--- begin Supplied information ---

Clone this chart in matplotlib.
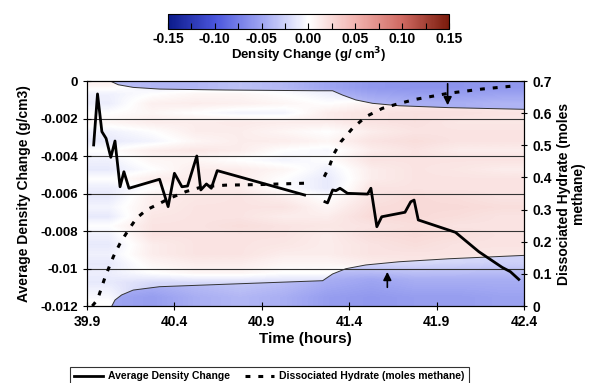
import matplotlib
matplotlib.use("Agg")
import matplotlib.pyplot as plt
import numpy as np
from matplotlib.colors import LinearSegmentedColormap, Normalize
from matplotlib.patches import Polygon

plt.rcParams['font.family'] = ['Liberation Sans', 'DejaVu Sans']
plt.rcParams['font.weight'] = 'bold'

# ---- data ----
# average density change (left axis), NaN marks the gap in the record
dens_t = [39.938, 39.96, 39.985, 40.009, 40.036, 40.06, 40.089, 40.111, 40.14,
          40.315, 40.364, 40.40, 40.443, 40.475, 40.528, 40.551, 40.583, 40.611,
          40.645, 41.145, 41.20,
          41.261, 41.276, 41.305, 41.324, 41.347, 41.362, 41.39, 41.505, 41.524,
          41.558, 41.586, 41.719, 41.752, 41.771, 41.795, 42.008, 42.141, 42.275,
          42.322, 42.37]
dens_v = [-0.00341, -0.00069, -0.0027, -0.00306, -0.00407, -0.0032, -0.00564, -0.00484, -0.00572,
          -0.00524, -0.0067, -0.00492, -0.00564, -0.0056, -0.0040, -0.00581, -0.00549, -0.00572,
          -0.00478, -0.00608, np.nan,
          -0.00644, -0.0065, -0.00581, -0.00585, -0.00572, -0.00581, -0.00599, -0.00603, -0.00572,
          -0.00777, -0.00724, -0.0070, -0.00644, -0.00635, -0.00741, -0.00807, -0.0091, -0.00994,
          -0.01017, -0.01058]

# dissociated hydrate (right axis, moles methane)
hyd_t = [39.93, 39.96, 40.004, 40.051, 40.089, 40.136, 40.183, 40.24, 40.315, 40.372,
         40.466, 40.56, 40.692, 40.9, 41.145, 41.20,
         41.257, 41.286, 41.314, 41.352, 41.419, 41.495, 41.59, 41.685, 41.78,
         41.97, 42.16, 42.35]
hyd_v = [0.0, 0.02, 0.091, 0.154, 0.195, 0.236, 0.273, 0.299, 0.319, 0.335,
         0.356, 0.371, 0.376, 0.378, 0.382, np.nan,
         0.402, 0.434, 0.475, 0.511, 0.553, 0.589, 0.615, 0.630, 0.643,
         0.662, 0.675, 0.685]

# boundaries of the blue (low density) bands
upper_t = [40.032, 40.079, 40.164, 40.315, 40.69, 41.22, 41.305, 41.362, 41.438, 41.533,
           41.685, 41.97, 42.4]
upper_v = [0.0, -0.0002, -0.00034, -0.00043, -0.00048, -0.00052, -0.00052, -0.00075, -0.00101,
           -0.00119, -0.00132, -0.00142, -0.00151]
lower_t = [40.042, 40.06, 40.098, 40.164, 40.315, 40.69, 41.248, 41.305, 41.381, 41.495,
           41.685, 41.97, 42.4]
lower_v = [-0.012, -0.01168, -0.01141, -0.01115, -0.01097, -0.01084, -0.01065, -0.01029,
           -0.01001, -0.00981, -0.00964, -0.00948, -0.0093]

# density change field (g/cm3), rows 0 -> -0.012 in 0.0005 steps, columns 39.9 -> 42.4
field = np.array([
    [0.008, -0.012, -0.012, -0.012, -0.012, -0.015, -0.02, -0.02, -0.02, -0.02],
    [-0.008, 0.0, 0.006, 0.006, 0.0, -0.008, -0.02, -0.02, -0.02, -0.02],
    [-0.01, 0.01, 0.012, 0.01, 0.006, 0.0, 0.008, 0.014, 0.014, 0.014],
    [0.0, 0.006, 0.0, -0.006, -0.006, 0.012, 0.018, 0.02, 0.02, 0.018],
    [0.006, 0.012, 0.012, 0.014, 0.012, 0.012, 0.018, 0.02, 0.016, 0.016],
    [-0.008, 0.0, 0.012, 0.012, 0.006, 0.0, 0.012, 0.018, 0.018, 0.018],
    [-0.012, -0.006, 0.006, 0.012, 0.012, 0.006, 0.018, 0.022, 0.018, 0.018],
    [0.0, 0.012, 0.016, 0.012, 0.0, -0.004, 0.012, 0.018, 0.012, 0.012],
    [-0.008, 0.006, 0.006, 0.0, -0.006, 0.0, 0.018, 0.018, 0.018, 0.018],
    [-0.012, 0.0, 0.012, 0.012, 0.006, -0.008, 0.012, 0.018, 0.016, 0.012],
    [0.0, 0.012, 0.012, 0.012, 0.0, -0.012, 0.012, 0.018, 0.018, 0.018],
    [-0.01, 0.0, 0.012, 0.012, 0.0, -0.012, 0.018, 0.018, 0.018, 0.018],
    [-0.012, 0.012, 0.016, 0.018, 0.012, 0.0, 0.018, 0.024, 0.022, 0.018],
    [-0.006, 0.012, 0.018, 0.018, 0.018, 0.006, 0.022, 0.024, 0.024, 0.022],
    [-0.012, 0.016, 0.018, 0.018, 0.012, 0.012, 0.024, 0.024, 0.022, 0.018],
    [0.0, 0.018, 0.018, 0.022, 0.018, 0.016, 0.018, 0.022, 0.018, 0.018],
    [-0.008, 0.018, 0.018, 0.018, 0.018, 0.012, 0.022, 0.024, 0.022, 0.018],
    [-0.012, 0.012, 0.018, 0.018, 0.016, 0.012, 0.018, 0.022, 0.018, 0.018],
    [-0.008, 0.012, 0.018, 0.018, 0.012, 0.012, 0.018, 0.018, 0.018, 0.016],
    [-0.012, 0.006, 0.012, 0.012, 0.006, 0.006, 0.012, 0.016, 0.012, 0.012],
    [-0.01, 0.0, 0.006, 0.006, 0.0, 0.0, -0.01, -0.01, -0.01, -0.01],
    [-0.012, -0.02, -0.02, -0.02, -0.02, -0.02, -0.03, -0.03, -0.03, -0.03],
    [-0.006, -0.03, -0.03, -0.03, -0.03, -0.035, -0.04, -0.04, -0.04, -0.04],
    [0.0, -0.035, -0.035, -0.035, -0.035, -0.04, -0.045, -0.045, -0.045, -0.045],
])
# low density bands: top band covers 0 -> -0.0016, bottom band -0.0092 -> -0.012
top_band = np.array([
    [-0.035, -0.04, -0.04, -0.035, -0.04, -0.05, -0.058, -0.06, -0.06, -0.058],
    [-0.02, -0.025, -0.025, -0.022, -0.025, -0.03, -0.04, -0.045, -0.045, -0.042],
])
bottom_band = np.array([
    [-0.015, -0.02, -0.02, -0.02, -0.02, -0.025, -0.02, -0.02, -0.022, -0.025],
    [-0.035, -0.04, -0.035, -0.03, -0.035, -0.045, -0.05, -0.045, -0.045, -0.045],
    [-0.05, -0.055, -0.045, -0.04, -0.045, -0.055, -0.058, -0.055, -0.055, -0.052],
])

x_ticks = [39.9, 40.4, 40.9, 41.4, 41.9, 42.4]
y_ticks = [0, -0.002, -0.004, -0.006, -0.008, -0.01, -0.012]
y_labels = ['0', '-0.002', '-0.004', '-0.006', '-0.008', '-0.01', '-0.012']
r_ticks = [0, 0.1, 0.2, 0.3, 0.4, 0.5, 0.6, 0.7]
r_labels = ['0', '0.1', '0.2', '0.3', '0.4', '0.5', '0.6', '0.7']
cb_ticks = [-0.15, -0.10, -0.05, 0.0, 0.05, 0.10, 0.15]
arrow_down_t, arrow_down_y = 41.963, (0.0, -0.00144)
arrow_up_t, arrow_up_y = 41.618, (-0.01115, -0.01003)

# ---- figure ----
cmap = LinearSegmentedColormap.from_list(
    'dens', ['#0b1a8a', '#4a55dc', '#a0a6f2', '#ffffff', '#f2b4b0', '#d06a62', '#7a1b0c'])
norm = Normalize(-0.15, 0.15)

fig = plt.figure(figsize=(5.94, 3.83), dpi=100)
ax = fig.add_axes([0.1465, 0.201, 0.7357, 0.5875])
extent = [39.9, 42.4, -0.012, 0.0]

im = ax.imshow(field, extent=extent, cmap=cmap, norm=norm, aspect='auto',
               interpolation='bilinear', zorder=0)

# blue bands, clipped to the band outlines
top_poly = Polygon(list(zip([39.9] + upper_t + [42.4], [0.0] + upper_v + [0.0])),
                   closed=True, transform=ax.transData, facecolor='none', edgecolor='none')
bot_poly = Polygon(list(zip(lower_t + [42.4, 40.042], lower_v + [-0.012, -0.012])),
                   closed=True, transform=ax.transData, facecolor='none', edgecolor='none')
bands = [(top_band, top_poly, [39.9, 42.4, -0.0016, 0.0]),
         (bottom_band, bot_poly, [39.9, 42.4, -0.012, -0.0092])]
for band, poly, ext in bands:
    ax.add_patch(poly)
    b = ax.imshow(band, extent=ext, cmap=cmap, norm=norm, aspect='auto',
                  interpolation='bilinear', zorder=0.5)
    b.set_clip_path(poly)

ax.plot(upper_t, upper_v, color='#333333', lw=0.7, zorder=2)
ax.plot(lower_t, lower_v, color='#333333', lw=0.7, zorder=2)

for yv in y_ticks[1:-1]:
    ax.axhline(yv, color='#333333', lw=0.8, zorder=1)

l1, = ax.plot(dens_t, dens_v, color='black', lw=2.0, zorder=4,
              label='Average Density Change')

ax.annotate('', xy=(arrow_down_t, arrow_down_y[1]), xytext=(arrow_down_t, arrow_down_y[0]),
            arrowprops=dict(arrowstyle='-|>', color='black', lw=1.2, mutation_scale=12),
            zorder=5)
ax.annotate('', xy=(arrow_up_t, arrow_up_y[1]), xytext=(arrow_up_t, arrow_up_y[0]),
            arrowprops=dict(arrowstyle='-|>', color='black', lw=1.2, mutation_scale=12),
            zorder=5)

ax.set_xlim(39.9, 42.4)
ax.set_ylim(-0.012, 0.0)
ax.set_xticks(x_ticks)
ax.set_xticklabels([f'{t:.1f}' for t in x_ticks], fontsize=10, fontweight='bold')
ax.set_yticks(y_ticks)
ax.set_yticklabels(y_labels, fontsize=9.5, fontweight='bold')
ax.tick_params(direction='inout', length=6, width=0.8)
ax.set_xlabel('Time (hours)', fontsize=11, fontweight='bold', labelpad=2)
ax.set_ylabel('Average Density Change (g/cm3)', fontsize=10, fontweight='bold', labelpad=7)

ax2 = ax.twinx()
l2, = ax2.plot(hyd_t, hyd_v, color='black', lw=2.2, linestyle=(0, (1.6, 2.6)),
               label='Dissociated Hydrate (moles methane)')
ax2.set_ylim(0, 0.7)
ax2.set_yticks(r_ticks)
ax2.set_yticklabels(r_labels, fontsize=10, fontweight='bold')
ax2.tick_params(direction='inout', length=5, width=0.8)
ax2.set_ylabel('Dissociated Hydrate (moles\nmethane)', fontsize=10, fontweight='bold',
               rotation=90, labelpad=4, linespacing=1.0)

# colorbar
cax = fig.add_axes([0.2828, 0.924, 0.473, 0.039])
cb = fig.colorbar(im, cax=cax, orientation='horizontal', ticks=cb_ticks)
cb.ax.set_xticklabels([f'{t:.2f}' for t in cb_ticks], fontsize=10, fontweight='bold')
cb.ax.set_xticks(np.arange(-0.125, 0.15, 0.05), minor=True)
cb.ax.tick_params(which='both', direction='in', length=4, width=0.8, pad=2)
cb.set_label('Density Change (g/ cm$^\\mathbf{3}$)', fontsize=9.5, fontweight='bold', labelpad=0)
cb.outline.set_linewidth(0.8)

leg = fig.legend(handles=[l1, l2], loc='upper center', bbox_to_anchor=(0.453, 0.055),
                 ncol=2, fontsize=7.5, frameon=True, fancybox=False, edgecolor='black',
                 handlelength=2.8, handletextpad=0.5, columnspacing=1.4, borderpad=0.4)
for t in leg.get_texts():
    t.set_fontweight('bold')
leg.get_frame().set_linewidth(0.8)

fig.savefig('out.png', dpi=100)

--- end Supplied information ---

The problem: Every line from the start of the listing above through the line with "plt.rcParams['font.weight'] = 'bold'" should be repeated exactly; skip the pictures and add nothing else.

Final result:
Clone this chart in matplotlib.
import matplotlib
matplotlib.use("Agg")
import matplotlib.pyplot as plt
import numpy as np
from matplotlib.colors import LinearSegmentedColormap, Normalize
from matplotlib.patches import Polygon

plt.rcParams['font.family'] = ['Liberation Sans', 'DejaVu Sans']
plt.rcParams['font.weight'] = 'bold'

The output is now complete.